Впервые цезиевый «фонтан» был продемонс­трирован в Стэнфордском университете в 1989 году. Специалисты сразу увидели огромное преимущество: доплеровское «размытие» практически исчезло, скорость атомов была столь мала, что ею можно пренебречь — неопределённость частоты не превышала 10 Гц! Кроме того, одни и те же атомы выдавали 2 кванта, проходя через детекторную камеру два раза, то есть выросла стабильность измерения. Новые цезиевые часы вступили в строй в 1999 году, сходу на порядок превысив стандарт точности США (секундная ошибка за 2,7 миллиона лет).

​Непостоянная логика

«Фонтанная» технология стала на некоторое время доминирующей в создании суперхронометров.
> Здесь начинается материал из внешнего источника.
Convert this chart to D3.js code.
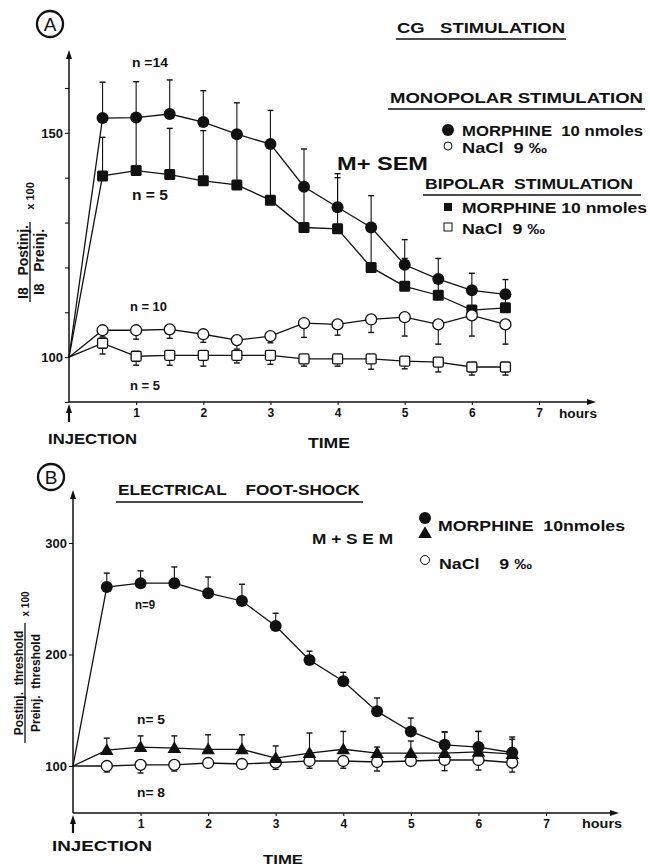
<!DOCTYPE html>
<html>
<head>
<meta charset="utf-8">
<script src="https://cdn.jsdelivr.net/npm/d3@7"></script>
<style>
  body { margin: 0; background: #fff; }
  svg text { font-family: "Liberation Sans", Arial, sans-serif; fill: #111; }
</style>
</head>
<body>
<div id="chart"></div>
<script>
// time points (hours after injection)
const hours = [0, 0.5, 1, 1.5, 2, 2.5, 3, 3.5, 4, 4.5, 5, 5.5, 6, 6.5];

// Panel A - CG stimulation
const monoMorphine = [100, 153.3, 153.4, 154.2, 152.4, 149.7, 147.5, 138, 133.4, 128.9, 120.6, 117.4, 114.9, 114];
const monoMorphineSem = [0, 8, 8, 7.6, 7, 7, 7.5, 8.4, 7.5, 7.1, 5.6, 4.6, 3.8, 3.3];
const monoNaCl = [100, 106, 106, 106.2, 105.1, 103.8, 104.7, 107.6, 107.3, 108.4, 108.9, 107.3, 109.3, 107.3];
const monoNaClSem = [0, 1.5, 2, 2, 1.8, 2, 1.5, 3.2, 2.4, 2.9, 4.2, 4.4, 4.6, 4.4];
const biMorphine = [100, 140.4, 141.6, 140.7, 139.3, 138.4, 135, 128.9, 128.6, 120, 115.8, 113.8, 110.5, 111];
const biMorphineSem = [0, 8.6, 11.4, 10.3, 11.2, 10.6, 12, 9.1, 11.4, 10, 6.2, 3.2, 4.5, 3];
const biNaCl = [100, 103.1, 100.2, 100.4, 100.4, 100.4, 100.4, 99.6, 99.6, 99.6, 99.1, 98.9, 97.8, 97.8];
const biNaClSem = [0, 2.4, 2, 2.2, 2.4, 1.7, 2, 1.6, 1.6, 2.3, 1.7, 2.2, 1.8, 1.8];
const ticksA = [90, 100, 110, 120, 130, 140, 150, 160];
const labelsA = [100, 150];

// Panel B - electrical foot-shock
const shockMorphine9 = [100, 260.5, 264, 264, 255, 248, 225.5, 195, 176, 149, 131, 119, 117, 112];
const shockMorphine9Sem = [0, 12.5, 11, 14.5, 14.5, 15, 11.5, 8, 8, 12, 12, 11.5, 14, 14];
const shockMorphine5 = [100, 114.3, 117, 116, 115, 115, 107, 111.6, 115, 111.6, 111.6, 111.6, 112.6, 110.8];
const shockMorphine5Sem = [0, 10.7, 10, 11, 13, 13, 11, 18, 16, 5.4, 10.8, 18.9, 18.4, 13.2];
const shockNaCl = [100, 100, 101, 101, 102.7, 101.8, 103, 104.5, 104.5, 103.6, 104.5, 105.4, 105.4, 103];
const shockNaClSem = [0, 5.4, 7.3, 5.5, 2, 2, 6, 6.5, 6.5, 8.1, 2, 9.6, 9, 8.4];
const ticksB = [100, 200, 300];

const xTicks = [1, 2, 3, 4, 5, 6, 7];

const svg = d3.select('#chart')
  .append('svg')
  .attr('width', 650)
  .attr('height', 866);

const ink = '#111';

// ---------- helpers ----------
function label(txt, x, y, size, len, opts) {
  opts = opts || {};
  let t = svg.append('text')
    .attr('x', x)
    .attr('y', y)
    .attr('font-size', size)
    .attr('font-weight', opts.weight || 'bold')
    .attr('text-anchor', opts.anchor || 'start')
    .style('white-space', 'pre')
    .text(txt);
  if (len) t.attr('textLength', len).attr('lengthAdjust', 'spacingAndGlyphs');
  return t;
}

function hline(x1, x2, y, w) {
  svg.append('line')
    .attr('x1', x1).attr('x2', x2)
    .attr('y1', y).attr('y2', y)
    .attr('stroke', ink)
    .attr('stroke-width', w || 1.3);
}

function arrowHead(x, y, dir) {
  // dir: 'up' or 'right'
  let p = dir == 'up'
    ? [[x, y], [x - 3, y + 9], [x + 3, y + 9]]
    : [[x, y], [x - 9, y - 3], [x - 9, y + 3]];
  svg.append('path')
    .attr('d', 'M' + p.map(d => d.join(',')).join('L') + 'Z')
    .attr('fill', ink);
}

function marker(g, kind, x, y) {
  if (kind == 'dot') {
    g.append('circle').attr('cx', x).attr('cy', y).attr('r', 6).attr('fill', ink);
  } else if (kind == 'ring') {
    g.append('circle').attr('cx', x).attr('cy', y).attr('r', 5.5)
      .attr('fill', '#fff').attr('stroke', ink).attr('stroke-width', 1.3);
  } else if (kind == 'square') {
    g.append('rect').attr('x', x - 5.5).attr('y', y - 5.5).attr('width', 11).attr('height', 11)
      .attr('rx', 1.5).attr('fill', ink);
  } else if (kind == 'box') {
    g.append('rect').attr('x', x - 5).attr('y', y - 5).attr('width', 10).attr('height', 10)
      .attr('rx', 1.5).attr('fill', '#fff').attr('stroke', ink).attr('stroke-width', 1.3);
  } else if (kind == 'tri') {
    g.append('path')
      .attr('d', d3.symbol(d3.symbolTriangle, 80)())
      .attr('transform', 'translate(' + x + ',' + (y + 1) + ')')
      .attr('fill', ink);
  }
}

function drawSeries(g, x, y, values, sem, dir) {
  let pts = hours.map((h, i) => ({ h: h, v: values[i], s: sem[i] }));
  let line = d3.line()
    .x(d => x(d.h))
    .y(d => y(d.v));
  g.append('path')
    .datum(pts)
    .attr('d', line)
    .attr('fill', 'none')
    .attr('stroke', ink)
    .attr('stroke-width', 1.3);

  // error bars (one-sided, T cap)
  pts.slice(1).forEach(function(d) {
    if (!d.s) return;
    let y0 = y(d.v), y1 = y(d.v + dir * d.s);
    g.append('line')
      .attr('x1', x(d.h)).attr('x2', x(d.h))
      .attr('y1', y0).attr('y2', y1)
      .attr('stroke', ink).attr('stroke-width', 1.1);
    g.append('line')
      .attr('x1', x(d.h) - 3).attr('x2', x(d.h) + 3)
      .attr('y1', y1).attr('y2', y1)
      .attr('stroke', ink).attr('stroke-width', 1.4);
  });
  return pts;
}

function drawMarkers(g, x, y, pts, kind) {
  pts.slice(1).forEach(function(d) {
    marker(g, kind, x(d.h), y(d.v));
  });
}

function yAxis(scale, x0, yBottom, yTop, tickVals, labelVals) {
  let g = svg.append('g')
    .attr('transform', 'translate(' + x0 + ',0)')
    .call(d3.axisLeft(scale)
      .tickValues(tickVals)
      .tickSize(4)
      .tickPadding(2)
      .tickFormat(d => labelVals.indexOf(d) >= 0 ? d : ''));
  g.select('.domain').remove();
  g.selectAll('.tick line').attr('stroke', ink).attr('stroke-width', 1.1);
  g.selectAll('.tick text')
    .attr('font-size', 13)
    .attr('font-weight', 'bold')
    .attr('font-family', '"Liberation Sans", Arial, sans-serif')
    .attr('fill', ink);
  svg.append('line')
    .attr('x1', x0).attr('x2', x0)
    .attr('y1', yBottom).attr('y2', yTop + 4)
    .attr('stroke', ink).attr('stroke-width', 1.5);
  arrowHead(x0, yTop, 'up');
}

function xAxis(scale, y0, xRight) {
  let g = svg.append('g')
    .attr('transform', 'translate(0,' + y0 + ')')
    .call(d3.axisBottom(scale)
      .tickValues(xTicks)
      .tickSize(3)
      .tickPadding(3)
      .tickFormat(d3.format('d')));
  g.select('.domain').remove();
  g.selectAll('.tick line').attr('stroke', ink).attr('stroke-width', 1.1);
  g.selectAll('.tick text')
    .attr('font-size', 12)
    .attr('font-weight', 'bold')
    .attr('font-family', '"Liberation Sans", Arial, sans-serif')
    .attr('fill', ink);
  svg.append('line')
    .attr('x1', scale(0)).attr('x2', xRight - 4)
    .attr('y1', y0).attr('y2', y0)
    .attr('stroke', ink).attr('stroke-width', 1.5);
  arrowHead(xRight, y0, 'right');
}

function circledLetter(letter, cx, cy) {
  svg.append('circle')
    .attr('cx', cx).attr('cy', cy).attr('r', 13)
    .attr('fill', 'none').attr('stroke', ink).attr('stroke-width', 2.3);
  label(letter, cx, cy + 7, 19, null, { anchor: 'middle', weight: 'normal' });
}

function injection(x, yAxisLine, yText, textX, len) {
  svg.append('line')
    .attr('x1', x).attr('x2', x)
    .attr('y1', yAxisLine + 20).attr('y2', yAxisLine + 8)
    .attr('stroke', ink).attr('stroke-width', 2.2);
  arrowHead(x, yAxisLine + 2, 'up');
  label('INJECTION', textX, yText, 15, len);
}

function fractionLabel(num, den, cy, barX, halfLen, numX, denX, size) {
  [[num, numX], [den, denX]].forEach(function(p) {
    svg.append('text')
      .attr('transform', 'translate(' + p[1] + ',' + cy + ') rotate(-90)')
      .attr('text-anchor', 'middle')
      .attr('font-size', size)
      .attr('font-weight', 'bold')
      .style('white-space', 'pre')
      .text(p[0]);
  });
  svg.append('line')
    .attr('x1', barX).attr('x2', barX)
    .attr('y1', cy - halfLen).attr('y2', cy + halfLen)
    .attr('stroke', ink).attr('stroke-width', 1.3);
}

// ---------- Panel A ----------
let xA = d3.scaleLinear().domain([0, 7]).range([69, 539]);
let yA = d3.scaleLinear().domain([90, 160]).range([402, 88]);

circledLetter('A', 50, 24);
yAxis(yA, 69, 402, 50, ticksA, labelsA);
xAxis(xA, 402, 596);
injection(69, 402, 444, 48, 89);

let gA = svg.append('g');
let pMonoM = drawSeries(gA, xA, yA, monoMorphine, monoMorphineSem, 1);
let pBiM = drawSeries(gA, xA, yA, biMorphine, biMorphineSem, 1);
let pMonoN = drawSeries(gA, xA, yA, monoNaCl, monoNaClSem, -1);
let pBiN = drawSeries(gA, xA, yA, biNaCl, biNaClSem, -1);
drawMarkers(gA, xA, yA, pMonoM, 'dot');
drawMarkers(gA, xA, yA, pBiM, 'square');
drawMarkers(gA, xA, yA, pMonoN, 'ring');
drawMarkers(gA, xA, yA, pBiN, 'box');

label('CG   STIMULATION', 397, 33, 14, 168);
hline(396, 566, 39);
label('MONOPOLAR STIMULATION', 390, 103, 15, 253);
hline(388, 645, 109);
marker(svg, 'dot', 448, 130);
label('MORPHINE  10 nmoles', 462, 136, 14, 181);
svg.append('circle').attr('cx', 448).attr('cy', 146).attr('r', 4)
  .attr('fill', 'none').attr('stroke', ink).attr('stroke-width', 1);
label('NaCl  9 ‰', 462, 153, 14, 85);
label('BIPOLAR  STIMULATION', 425, 189, 15, 208);
hline(423, 641, 195);
svg.append('rect').attr('x', 444).attr('y', 203).attr('width', 8).attr('height', 8).attr('fill', ink);
label('MORPHINE 10 nmoles', 462, 213, 14, 185);
svg.append('rect').attr('x', 444).attr('y', 223).attr('width', 8).attr('height', 8)
  .attr('fill', 'none').attr('stroke', ink).attr('stroke-width', 1);
label('NaCl  9 ‰', 462, 234, 14, 83);

label('M+ SEM', 337, 170, 18, 91);
label('n =14', 132, 67, 12, 36);
label('n = 5', 132, 200, 14, 36);
label('n = 10', 130, 311, 12, 37);
label('n = 5', 130, 390, 13, 30);
label('TIME', 308, 448, 14, 42);
label('hours', 559, 418, 13, 38);

fractionLabel('I8   Postinj.', 'I8   Preinj.', 262, 30, 40, 28, 44, 14);
svg.append('text')
  .attr('transform', 'translate(34,196) rotate(-90)')
  .attr('text-anchor', 'middle')
  .attr('font-size', 11)
  .attr('font-weight', 'bold')
  .text('x 100');

// ---------- Panel B ----------
let xB = d3.scaleLinear().domain([0, 7]).range([73, 546]);
let yB = d3.scaleLinear().domain([100, 300]).range([766, 543]);

circledLetter('B', 51, 477);
yAxis(yB, 73, 813, 490, ticksB, ticksB);
xAxis(xB, 813, 619);
injection(73, 813, 851, 52, 100);

let gB = svg.append('g');
let pS9 = drawSeries(gB, xB, yB, shockMorphine9, shockMorphine9Sem, 1);
let pS5 = drawSeries(gB, xB, yB, shockMorphine5, shockMorphine5Sem, 1);
let pSN = drawSeries(gB, xB, yB, shockNaCl, shockNaClSem, -1);
drawMarkers(gB, xB, yB, pSN, 'ring');
drawMarkers(gB, xB, yB, pS5, 'tri');
drawMarkers(gB, xB, yB, pS9, 'dot');

label('ELECTRICAL    FOOT-SHOCK', 118, 495, 14, 242);
hline(116, 363, 502);
label('M + S E M', 312, 544, 14, 81);
marker(svg, 'dot', 425, 518);
marker(svg, 'tri', 425, 533);
label('MORPHINE  10nmoles', 438, 531, 15, 187);
svg.append('circle').attr('cx', 425).attr('cy', 560).attr('r', 4.5)
  .attr('fill', 'none').attr('stroke', ink).attr('stroke-width', 1);
label('NaCl    9 ‰', 439, 569, 14, 93);
label('n=9', 135, 609, 12, 20);
label('n= 5', 137, 724, 13, 28);
label('n= 8', 137, 797, 13, 28);
label('TIME', 263, 864, 13, 40);
label('hours', 582, 828, 13, 40);

fractionLabel('Postinj.  threshold', 'Preinj.  threshold', 683, 25, 60, 23, 40, 12);
svg.append('text')
  .attr('transform', 'translate(29,604) rotate(-90)')
  .attr('text-anchor', 'middle')
  .attr('font-size', 10)
  .attr('font-weight', 'bold')
  .text('x 100');
</script>
</body>
</html>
Но сегодня путь к абсолютной точности лежит в иной плоскости и связан он уже не с излучением, а с квантовыми эффектами.

В 2010 году физики NIST (National Institute of Standards and Technology — Национальный институт стандартов и технологий, США) разработали квантово-логические часы (Quantum Logic Clock), в которых рабочими телами служат не сгустки паров цезия или стронция, а дублеты ртути (в следующих версиях — алюминия и стронция), удерживаемые в электромагнитных ионных ловушках на расстоянии несколько микрон друг от друга. В них генератором колебаний является не излучение, а периодическое изменение квантовых состояний паров атомов, инициируемое лазерным светом ультрафиолетового диапазона. «Рабочая» час­тота таких часов на пять порядков превышает общепринятый цезиевый стандарт, а теоретическая точность может достигать 1 секунды за… 15 миллиардов лет! Если, конечно, это будет кому-то ещё надо.